問5 答えは② 中世ヨーロッパの歴史的知識から絵画を選ぶ 正答率は75.7%
この文章の主題はクローヴィスの改宗。これは史料の絵画に見覚えがあるかを問う知識問題ではない。史料の終わりの方に「王が司教から洗礼を授かることを申し出て」とあるので、王が洗礼を受ける場面を選べば良い。したがって答えは②。①はフスの火刑。③はノルマン人のイングランド征服。この絵画はセンター試験で出題され、山川の教科書『詳説世界史B』にも掲載されている。
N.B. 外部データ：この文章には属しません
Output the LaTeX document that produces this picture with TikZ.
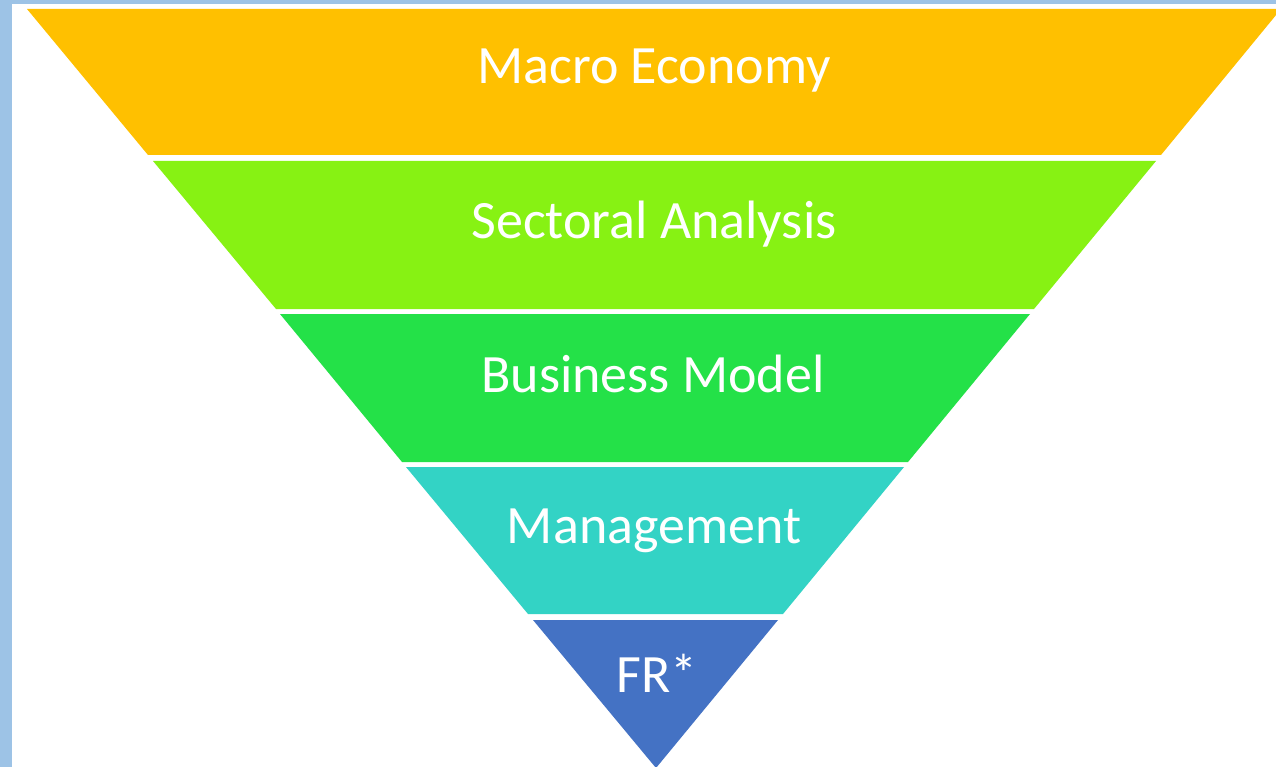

問6 答えは③ ローマ帝国とフランク王国のキリスト教政策 正答率は49.1%
フランク王国の建国者クローヴィスは「新しい」何者として「洗礼」を受けたのか。この出題意図はなんだろう。クローヴィス関連で有名な年号は496年のクローヴィスの改宗くらい。覚えてなくても、その後カール=マルテルが732年、トゥール・ポワティエ間の戦いでウマイヤ朝イスラーム軍を撃退したことは必修の知識。選択肢を見ると、まずは①と②が消去できる。クローヴィスよりも後の時代の人物だから。①のサラディンは1169年にアイユーブ朝を起こし、1187年にイェルサレムを奪回。第3回十字軍(1189〜92)を撃退したイスラーム世界の英雄。つまり12世紀の人物。②トマス=アクィナスは『神学大全』を著した13世紀の神学者。残った選択肢は③コンスタンティヌスと④ディオクレティアヌス。キリスト教との関係でいえば、③は313年のミラノ勅令でキリスト教を公認し、④は303年にキリスト教の大迫害を行なった。クローヴィスは洗礼を受けて、国王としてキリスト教を保護する立場。したがって答えは③。